**GOAL**
Write out exactly the lines below that run from the one containing "Reproduce this chart with Altair." through the one containing "c_minor = [0.475, 0.525, 0.575, 0.625]", both included, with no other lines.

[Collected data]
— START —

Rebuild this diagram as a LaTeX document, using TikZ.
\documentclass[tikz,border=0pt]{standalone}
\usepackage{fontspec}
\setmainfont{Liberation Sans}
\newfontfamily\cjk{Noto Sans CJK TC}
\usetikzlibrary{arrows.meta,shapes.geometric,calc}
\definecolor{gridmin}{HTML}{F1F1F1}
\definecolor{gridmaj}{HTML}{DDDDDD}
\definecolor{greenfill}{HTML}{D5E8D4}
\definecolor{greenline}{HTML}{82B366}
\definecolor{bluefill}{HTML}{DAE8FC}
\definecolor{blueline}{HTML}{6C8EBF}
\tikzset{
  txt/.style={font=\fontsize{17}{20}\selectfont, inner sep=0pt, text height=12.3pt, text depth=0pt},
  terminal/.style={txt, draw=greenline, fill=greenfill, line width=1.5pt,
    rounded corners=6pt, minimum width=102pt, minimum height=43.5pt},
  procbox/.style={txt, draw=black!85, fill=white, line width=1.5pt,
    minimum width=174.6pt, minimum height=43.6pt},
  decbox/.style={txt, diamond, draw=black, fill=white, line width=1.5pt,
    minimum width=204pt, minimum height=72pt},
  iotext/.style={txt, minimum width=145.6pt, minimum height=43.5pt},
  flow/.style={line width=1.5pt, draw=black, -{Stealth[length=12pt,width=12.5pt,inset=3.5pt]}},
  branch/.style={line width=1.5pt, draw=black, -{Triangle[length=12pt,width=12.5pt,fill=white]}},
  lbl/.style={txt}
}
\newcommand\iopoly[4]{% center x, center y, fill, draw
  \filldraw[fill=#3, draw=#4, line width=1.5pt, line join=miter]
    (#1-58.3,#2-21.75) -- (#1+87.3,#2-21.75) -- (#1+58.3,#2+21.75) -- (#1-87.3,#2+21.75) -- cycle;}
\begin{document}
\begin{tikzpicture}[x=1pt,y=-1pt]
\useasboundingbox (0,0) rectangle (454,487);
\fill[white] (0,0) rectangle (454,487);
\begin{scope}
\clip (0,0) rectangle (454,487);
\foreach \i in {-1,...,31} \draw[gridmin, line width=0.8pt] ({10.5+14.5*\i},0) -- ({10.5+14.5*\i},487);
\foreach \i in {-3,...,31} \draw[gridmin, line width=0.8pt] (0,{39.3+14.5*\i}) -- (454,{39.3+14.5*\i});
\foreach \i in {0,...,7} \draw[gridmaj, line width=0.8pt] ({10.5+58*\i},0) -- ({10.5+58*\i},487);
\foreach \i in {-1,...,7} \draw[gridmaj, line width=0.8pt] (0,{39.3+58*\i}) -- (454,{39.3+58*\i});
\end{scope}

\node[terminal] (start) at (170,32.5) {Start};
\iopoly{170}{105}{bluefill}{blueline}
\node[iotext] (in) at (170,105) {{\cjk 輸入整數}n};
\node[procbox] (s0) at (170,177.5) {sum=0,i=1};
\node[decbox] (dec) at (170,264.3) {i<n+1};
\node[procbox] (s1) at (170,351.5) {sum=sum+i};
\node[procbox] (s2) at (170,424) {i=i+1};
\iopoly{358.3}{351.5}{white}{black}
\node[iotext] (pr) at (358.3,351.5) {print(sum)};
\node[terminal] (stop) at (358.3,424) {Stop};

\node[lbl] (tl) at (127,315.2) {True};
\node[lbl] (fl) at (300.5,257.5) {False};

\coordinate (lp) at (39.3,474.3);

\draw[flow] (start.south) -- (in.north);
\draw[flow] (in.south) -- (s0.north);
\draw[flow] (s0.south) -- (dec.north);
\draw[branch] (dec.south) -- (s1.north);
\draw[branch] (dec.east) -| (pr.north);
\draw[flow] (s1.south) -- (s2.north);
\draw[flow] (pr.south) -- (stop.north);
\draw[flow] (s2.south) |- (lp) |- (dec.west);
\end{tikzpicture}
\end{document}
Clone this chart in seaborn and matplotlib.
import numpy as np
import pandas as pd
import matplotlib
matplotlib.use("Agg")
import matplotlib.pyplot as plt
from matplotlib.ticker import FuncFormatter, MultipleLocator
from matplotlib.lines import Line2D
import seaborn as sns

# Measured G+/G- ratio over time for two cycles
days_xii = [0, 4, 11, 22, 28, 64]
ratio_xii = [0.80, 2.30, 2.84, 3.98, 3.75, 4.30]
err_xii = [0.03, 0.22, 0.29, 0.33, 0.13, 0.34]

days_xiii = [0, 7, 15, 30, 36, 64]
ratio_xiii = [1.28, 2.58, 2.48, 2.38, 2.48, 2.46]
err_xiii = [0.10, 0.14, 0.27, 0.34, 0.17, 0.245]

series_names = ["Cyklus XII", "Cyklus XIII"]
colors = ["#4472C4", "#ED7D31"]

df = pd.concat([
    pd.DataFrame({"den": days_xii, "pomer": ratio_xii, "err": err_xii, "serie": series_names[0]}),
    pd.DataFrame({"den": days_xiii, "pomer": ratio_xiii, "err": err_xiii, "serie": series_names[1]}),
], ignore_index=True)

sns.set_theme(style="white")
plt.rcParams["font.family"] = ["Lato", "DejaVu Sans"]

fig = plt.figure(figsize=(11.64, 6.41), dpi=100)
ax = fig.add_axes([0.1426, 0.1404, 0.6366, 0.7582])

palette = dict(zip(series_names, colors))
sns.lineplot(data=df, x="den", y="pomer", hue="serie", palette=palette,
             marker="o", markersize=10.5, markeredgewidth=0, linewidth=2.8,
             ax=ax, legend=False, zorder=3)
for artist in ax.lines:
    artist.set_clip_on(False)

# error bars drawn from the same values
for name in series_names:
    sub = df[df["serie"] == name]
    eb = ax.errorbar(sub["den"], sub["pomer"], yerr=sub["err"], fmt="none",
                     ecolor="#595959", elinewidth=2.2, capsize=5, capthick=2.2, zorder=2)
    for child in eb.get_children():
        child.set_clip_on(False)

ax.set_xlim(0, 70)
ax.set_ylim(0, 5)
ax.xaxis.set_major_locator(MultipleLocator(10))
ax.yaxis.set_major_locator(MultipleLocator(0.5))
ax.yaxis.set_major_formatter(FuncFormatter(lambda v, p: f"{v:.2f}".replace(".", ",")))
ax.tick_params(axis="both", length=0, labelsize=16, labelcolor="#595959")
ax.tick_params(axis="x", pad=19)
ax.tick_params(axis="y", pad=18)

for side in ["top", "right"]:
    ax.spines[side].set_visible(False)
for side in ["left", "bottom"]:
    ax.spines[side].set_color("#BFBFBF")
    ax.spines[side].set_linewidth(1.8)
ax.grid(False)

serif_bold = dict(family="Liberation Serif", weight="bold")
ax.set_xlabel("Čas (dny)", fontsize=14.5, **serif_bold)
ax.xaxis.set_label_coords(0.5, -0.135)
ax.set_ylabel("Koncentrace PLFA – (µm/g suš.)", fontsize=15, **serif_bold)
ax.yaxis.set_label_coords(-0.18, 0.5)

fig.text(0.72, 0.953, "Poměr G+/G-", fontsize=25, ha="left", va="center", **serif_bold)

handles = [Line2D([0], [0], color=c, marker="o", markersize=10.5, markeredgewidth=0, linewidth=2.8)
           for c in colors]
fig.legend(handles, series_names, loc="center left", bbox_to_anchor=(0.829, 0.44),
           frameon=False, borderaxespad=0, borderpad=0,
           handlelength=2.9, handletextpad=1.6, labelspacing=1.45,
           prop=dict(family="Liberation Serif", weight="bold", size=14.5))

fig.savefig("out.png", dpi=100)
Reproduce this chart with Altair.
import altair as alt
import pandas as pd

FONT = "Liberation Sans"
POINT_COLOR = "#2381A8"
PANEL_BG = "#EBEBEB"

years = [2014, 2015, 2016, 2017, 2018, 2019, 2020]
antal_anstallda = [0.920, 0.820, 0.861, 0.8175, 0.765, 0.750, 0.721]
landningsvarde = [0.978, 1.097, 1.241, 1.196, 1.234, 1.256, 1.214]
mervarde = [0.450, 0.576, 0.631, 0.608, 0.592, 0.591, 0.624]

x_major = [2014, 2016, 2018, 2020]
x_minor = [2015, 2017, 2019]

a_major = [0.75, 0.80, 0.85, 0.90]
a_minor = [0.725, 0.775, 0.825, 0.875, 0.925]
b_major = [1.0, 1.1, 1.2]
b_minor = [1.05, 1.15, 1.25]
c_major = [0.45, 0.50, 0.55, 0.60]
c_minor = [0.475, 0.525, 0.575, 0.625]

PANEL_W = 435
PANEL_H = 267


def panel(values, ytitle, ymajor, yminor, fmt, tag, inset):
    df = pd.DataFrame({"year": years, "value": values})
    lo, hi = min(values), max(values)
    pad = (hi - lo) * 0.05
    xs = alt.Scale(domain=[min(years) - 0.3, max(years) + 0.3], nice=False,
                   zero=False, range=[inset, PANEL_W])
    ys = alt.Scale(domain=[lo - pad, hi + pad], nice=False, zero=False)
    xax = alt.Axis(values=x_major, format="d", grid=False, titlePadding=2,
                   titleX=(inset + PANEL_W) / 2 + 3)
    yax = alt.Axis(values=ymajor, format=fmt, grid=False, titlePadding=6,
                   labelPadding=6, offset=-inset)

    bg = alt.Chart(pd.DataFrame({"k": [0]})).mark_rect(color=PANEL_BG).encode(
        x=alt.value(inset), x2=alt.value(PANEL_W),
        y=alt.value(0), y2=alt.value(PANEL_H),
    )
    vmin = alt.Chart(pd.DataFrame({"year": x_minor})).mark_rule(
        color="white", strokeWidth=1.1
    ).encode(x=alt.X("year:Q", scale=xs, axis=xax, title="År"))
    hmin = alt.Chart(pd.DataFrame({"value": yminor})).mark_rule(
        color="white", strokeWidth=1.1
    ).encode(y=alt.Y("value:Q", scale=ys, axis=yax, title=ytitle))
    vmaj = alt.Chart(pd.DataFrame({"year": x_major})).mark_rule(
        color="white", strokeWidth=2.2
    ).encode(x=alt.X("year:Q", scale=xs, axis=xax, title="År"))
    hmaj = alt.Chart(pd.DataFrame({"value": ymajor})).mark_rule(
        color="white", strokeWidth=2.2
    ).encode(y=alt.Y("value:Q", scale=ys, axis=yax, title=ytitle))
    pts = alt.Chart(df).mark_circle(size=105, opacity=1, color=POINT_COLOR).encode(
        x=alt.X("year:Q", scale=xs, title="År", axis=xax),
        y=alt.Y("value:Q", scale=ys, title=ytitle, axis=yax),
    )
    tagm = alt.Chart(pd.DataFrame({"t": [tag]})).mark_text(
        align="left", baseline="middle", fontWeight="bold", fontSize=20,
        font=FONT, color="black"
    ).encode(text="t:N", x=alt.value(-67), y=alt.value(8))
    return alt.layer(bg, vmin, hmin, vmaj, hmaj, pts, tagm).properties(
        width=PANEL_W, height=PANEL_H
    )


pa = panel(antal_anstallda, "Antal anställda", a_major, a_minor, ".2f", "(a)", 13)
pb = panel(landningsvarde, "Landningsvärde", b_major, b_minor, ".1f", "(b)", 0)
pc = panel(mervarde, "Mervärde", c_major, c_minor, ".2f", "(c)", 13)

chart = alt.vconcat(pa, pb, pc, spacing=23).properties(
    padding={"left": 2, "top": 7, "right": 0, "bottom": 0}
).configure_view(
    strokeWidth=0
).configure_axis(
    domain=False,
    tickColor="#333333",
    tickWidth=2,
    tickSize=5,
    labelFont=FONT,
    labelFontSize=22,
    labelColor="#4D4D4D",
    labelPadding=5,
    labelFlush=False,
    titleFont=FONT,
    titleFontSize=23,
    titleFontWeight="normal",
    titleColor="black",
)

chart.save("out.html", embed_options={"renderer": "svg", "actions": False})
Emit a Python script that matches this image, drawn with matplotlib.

— END —

**WRITTEN RESPONSE**
Reproduce this chart with Altair.
import altair as alt
import pandas as pd

FONT = "Liberation Sans"
POINT_COLOR = "#2381A8"
PANEL_BG = "#EBEBEB"

years = [2014, 2015, 2016, 2017, 2018, 2019, 2020]
antal_anstallda = [0.920, 0.820, 0.861, 0.8175, 0.765, 0.750, 0.721]
landningsvarde = [0.978, 1.097, 1.241, 1.196, 1.234, 1.256, 1.214]
mervarde = [0.450, 0.576, 0.631, 0.608, 0.592, 0.591, 0.624]

x_major = [2014, 2016, 2018, 2020]
x_minor = [2015, 2017, 2019]

a_major = [0.75, 0.80, 0.85, 0.90]
a_minor = [0.725, 0.775, 0.825, 0.875, 0.925]
b_major = [1.0, 1.1, 1.2]
b_minor = [1.05, 1.15, 1.25]
c_major = [0.45, 0.50, 0.55, 0.60]
c_minor = [0.475, 0.525, 0.575, 0.625]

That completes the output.